▶ **STATED EXERCISE**: Retype the complete listing exactly as it appears.

▶ **COLLECTED MATERIAL**:
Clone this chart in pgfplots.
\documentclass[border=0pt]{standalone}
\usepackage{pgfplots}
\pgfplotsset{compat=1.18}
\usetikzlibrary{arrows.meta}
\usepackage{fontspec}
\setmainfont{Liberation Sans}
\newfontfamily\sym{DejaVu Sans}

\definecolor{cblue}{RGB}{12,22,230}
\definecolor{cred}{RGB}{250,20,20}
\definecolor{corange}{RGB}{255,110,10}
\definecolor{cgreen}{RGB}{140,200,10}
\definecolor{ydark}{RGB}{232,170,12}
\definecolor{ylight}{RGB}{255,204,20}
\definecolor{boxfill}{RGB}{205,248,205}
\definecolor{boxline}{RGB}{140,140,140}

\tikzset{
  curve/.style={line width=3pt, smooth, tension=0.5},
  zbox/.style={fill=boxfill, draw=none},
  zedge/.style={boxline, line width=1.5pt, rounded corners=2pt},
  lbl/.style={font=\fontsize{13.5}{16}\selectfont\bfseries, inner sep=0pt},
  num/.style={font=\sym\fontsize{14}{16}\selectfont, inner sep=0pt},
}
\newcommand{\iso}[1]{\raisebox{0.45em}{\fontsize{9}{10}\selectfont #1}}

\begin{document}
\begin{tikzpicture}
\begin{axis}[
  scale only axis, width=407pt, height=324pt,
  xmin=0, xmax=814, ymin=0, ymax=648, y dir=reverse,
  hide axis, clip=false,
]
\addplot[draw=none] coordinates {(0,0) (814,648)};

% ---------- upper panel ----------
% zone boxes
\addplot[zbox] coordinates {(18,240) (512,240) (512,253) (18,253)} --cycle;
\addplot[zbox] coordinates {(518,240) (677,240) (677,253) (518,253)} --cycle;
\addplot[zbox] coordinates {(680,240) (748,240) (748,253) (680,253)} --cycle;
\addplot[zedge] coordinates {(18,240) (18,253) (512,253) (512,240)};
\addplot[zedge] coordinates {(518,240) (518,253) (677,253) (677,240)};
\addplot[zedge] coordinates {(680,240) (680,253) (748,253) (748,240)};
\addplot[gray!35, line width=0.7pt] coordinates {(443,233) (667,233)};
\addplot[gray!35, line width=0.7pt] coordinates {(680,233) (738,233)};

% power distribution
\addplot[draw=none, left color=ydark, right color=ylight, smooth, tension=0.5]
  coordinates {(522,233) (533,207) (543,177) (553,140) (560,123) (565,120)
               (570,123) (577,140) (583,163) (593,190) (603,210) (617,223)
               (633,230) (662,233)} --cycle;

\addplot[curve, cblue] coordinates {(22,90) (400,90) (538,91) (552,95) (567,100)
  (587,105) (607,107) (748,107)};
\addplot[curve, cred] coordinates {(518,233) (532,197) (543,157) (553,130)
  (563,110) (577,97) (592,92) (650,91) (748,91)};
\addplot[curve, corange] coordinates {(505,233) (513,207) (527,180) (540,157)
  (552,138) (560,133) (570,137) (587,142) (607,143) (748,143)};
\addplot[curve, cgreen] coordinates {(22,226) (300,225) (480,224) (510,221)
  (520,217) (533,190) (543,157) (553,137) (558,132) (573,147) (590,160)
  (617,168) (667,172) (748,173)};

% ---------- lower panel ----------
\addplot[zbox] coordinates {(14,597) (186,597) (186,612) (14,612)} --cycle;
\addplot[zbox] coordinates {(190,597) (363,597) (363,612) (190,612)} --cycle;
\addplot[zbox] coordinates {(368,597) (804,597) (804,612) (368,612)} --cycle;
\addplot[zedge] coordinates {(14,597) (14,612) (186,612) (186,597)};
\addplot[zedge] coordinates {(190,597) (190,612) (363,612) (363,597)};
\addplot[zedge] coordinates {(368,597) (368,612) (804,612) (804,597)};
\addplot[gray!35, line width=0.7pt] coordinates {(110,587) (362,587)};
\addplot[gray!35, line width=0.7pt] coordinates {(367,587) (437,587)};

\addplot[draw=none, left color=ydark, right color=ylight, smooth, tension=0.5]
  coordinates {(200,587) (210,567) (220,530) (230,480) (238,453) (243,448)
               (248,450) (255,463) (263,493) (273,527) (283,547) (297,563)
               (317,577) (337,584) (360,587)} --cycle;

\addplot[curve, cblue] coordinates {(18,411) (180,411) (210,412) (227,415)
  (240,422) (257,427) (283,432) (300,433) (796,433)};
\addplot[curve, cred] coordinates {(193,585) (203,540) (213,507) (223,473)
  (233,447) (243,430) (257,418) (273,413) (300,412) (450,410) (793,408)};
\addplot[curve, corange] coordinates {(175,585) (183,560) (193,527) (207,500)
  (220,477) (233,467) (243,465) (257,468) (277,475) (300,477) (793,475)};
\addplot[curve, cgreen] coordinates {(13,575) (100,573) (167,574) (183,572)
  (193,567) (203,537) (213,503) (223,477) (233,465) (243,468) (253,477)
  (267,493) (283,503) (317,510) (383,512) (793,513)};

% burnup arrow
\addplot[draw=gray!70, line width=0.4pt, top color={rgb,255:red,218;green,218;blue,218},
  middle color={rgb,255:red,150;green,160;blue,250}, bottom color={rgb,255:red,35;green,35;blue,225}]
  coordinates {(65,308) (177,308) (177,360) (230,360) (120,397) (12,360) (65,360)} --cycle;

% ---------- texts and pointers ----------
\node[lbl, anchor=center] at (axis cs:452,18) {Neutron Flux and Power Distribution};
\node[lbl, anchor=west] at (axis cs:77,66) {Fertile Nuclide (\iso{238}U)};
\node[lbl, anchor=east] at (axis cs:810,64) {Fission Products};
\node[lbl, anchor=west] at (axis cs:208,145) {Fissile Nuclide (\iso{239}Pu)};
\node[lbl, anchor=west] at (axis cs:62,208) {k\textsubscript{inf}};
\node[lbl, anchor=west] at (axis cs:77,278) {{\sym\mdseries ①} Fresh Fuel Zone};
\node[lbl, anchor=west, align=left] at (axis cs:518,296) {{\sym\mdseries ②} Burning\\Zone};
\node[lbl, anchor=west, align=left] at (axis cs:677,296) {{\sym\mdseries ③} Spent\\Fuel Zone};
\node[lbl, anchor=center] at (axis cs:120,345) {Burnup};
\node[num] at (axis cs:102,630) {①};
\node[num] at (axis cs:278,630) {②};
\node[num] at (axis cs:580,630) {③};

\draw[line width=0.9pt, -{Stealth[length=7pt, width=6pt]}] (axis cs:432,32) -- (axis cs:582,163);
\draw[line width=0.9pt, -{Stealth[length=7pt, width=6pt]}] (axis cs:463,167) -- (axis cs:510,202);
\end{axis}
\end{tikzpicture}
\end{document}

▶ **FULL SOLUTION**:
Clone this chart in pgfplots.
\documentclass[border=0pt]{standalone}
\usepackage{pgfplots}
\pgfplotsset{compat=1.18}
\usetikzlibrary{arrows.meta}
\usepackage{fontspec}
\setmainfont{Liberation Sans}
\newfontfamily\sym{DejaVu Sans}

\definecolor{cblue}{RGB}{12,22,230}
\definecolor{cred}{RGB}{250,20,20}
\definecolor{corange}{RGB}{255,110,10}
\definecolor{cgreen}{RGB}{140,200,10}
\definecolor{ydark}{RGB}{232,170,12}
\definecolor{ylight}{RGB}{255,204,20}
\definecolor{boxfill}{RGB}{205,248,205}
\definecolor{boxline}{RGB}{140,140,140}

\tikzset{
  curve/.style={line width=3pt, smooth, tension=0.5},
  zbox/.style={fill=boxfill, draw=none},
  zedge/.style={boxline, line width=1.5pt, rounded corners=2pt},
  lbl/.style={font=\fontsize{13.5}{16}\selectfont\bfseries, inner sep=0pt},
  num/.style={font=\sym\fontsize{14}{16}\selectfont, inner sep=0pt},
}
\newcommand{\iso}[1]{\raisebox{0.45em}{\fontsize{9}{10}\selectfont #1}}

\begin{document}
\begin{tikzpicture}
\begin{axis}[
  scale only axis, width=407pt, height=324pt,
  xmin=0, xmax=814, ymin=0, ymax=648, y dir=reverse,
  hide axis, clip=false,
]
\addplot[draw=none] coordinates {(0,0) (814,648)};

% ---------- upper panel ----------
% zone boxes
\addplot[zbox] coordinates {(18,240) (512,240) (512,253) (18,253)} --cycle;
\addplot[zbox] coordinates {(518,240) (677,240) (677,253) (518,253)} --cycle;
\addplot[zbox] coordinates {(680,240) (748,240) (748,253) (680,253)} --cycle;
\addplot[zedge] coordinates {(18,240) (18,253) (512,253) (512,240)};
\addplot[zedge] coordinates {(518,240) (518,253) (677,253) (677,240)};
\addplot[zedge] coordinates {(680,240) (680,253) (748,253) (748,240)};
\addplot[gray!35, line width=0.7pt] coordinates {(443,233) (667,233)};
\addplot[gray!35, line width=0.7pt] coordinates {(680,233) (738,233)};

% power distribution
\addplot[draw=none, left color=ydark, right color=ylight, smooth, tension=0.5]
  coordinates {(522,233) (533,207) (543,177) (553,140) (560,123) (565,120)
               (570,123) (577,140) (583,163) (593,190) (603,210) (617,223)
               (633,230) (662,233)} --cycle;

\addplot[curve, cblue] coordinates {(22,90) (400,90) (538,91) (552,95) (567,100)
  (587,105) (607,107) (748,107)};
\addplot[curve, cred] coordinates {(518,233) (532,197) (543,157) (553,130)
  (563,110) (577,97) (592,92) (650,91) (748,91)};
\addplot[curve, corange] coordinates {(505,233) (513,207) (527,180) (540,157)
  (552,138) (560,133) (570,137) (587,142) (607,143) (748,143)};
\addplot[curve, cgreen] coordinates {(22,226) (300,225) (480,224) (510,221)
  (520,217) (533,190) (543,157) (553,137) (558,132) (573,147) (590,160)
  (617,168) (667,172) (748,173)};

% ---------- lower panel ----------
\addplot[zbox] coordinates {(14,597) (186,597) (186,612) (14,612)} --cycle;
\addplot[zbox] coordinates {(190,597) (363,597) (363,612) (190,612)} --cycle;
\addplot[zbox] coordinates {(368,597) (804,597) (804,612) (368,612)} --cycle;
\addplot[zedge] coordinates {(14,597) (14,612) (186,612) (186,597)};
\addplot[zedge] coordinates {(190,597) (190,612) (363,612) (363,597)};
\addplot[zedge] coordinates {(368,597) (368,612) (804,612) (804,597)};
\addplot[gray!35, line width=0.7pt] coordinates {(110,587) (362,587)};
\addplot[gray!35, line width=0.7pt] coordinates {(367,587) (437,587)};

\addplot[draw=none, left color=ydark, right color=ylight, smooth, tension=0.5]
  coordinates {(200,587) (210,567) (220,530) (230,480) (238,453) (243,448)
               (248,450) (255,463) (263,493) (273,527) (283,547) (297,563)
               (317,577) (337,584) (360,587)} --cycle;

\addplot[curve, cblue] coordinates {(18,411) (180,411) (210,412) (227,415)
  (240,422) (257,427) (283,432) (300,433) (796,433)};
\addplot[curve, cred] coordinates {(193,585) (203,540) (213,507) (223,473)
  (233,447) (243,430) (257,418) (273,413) (300,412) (450,410) (793,408)};
\addplot[curve, corange] coordinates {(175,585) (183,560) (193,527) (207,500)
  (220,477) (233,467) (243,465) (257,468) (277,475) (300,477) (793,475)};
\addplot[curve, cgreen] coordinates {(13,575) (100,573) (167,574) (183,572)
  (193,567) (203,537) (213,503) (223,477) (233,465) (243,468) (253,477)
  (267,493) (283,503) (317,510) (383,512) (793,513)};

% burnup arrow
\addplot[draw=gray!70, line width=0.4pt, top color={rgb,255:red,218;green,218;blue,218},
  middle color={rgb,255:red,150;green,160;blue,250}, bottom color={rgb,255:red,35;green,35;blue,225}]
  coordinates {(65,308) (177,308) (177,360) (230,360) (120,397) (12,360) (65,360)} --cycle;

% ---------- texts and pointers ----------
\node[lbl, anchor=center] at (axis cs:452,18) {Neutron Flux and Power Distribution};
\node[lbl, anchor=west] at (axis cs:77,66) {Fertile Nuclide (\iso{238}U)};
\node[lbl, anchor=east] at (axis cs:810,64) {Fission Products};
\node[lbl, anchor=west] at (axis cs:208,145) {Fissile Nuclide (\iso{239}Pu)};
\node[lbl, anchor=west] at (axis cs:62,208) {k\textsubscript{inf}};
\node[lbl, anchor=west] at (axis cs:77,278) {{\sym\mdseries ①} Fresh Fuel Zone};
\node[lbl, anchor=west, align=left] at (axis cs:518,296) {{\sym\mdseries ②} Burning\\Zone};
\node[lbl, anchor=west, align=left] at (axis cs:677,296) {{\sym\mdseries ③} Spent\\Fuel Zone};
\node[lbl, anchor=center] at (axis cs:120,345) {Burnup};
\node[num] at (axis cs:102,630) {①};
\node[num] at (axis cs:278,630) {②};
\node[num] at (axis cs:580,630) {③};

\draw[line width=0.9pt, -{Stealth[length=7pt, width=6pt]}] (axis cs:432,32) -- (axis cs:582,163);
\draw[line width=0.9pt, -{Stealth[length=7pt, width=6pt]}] (axis cs:463,167) -- (axis cs:510,202);
\end{axis}
\end{tikzpicture}
\end{document}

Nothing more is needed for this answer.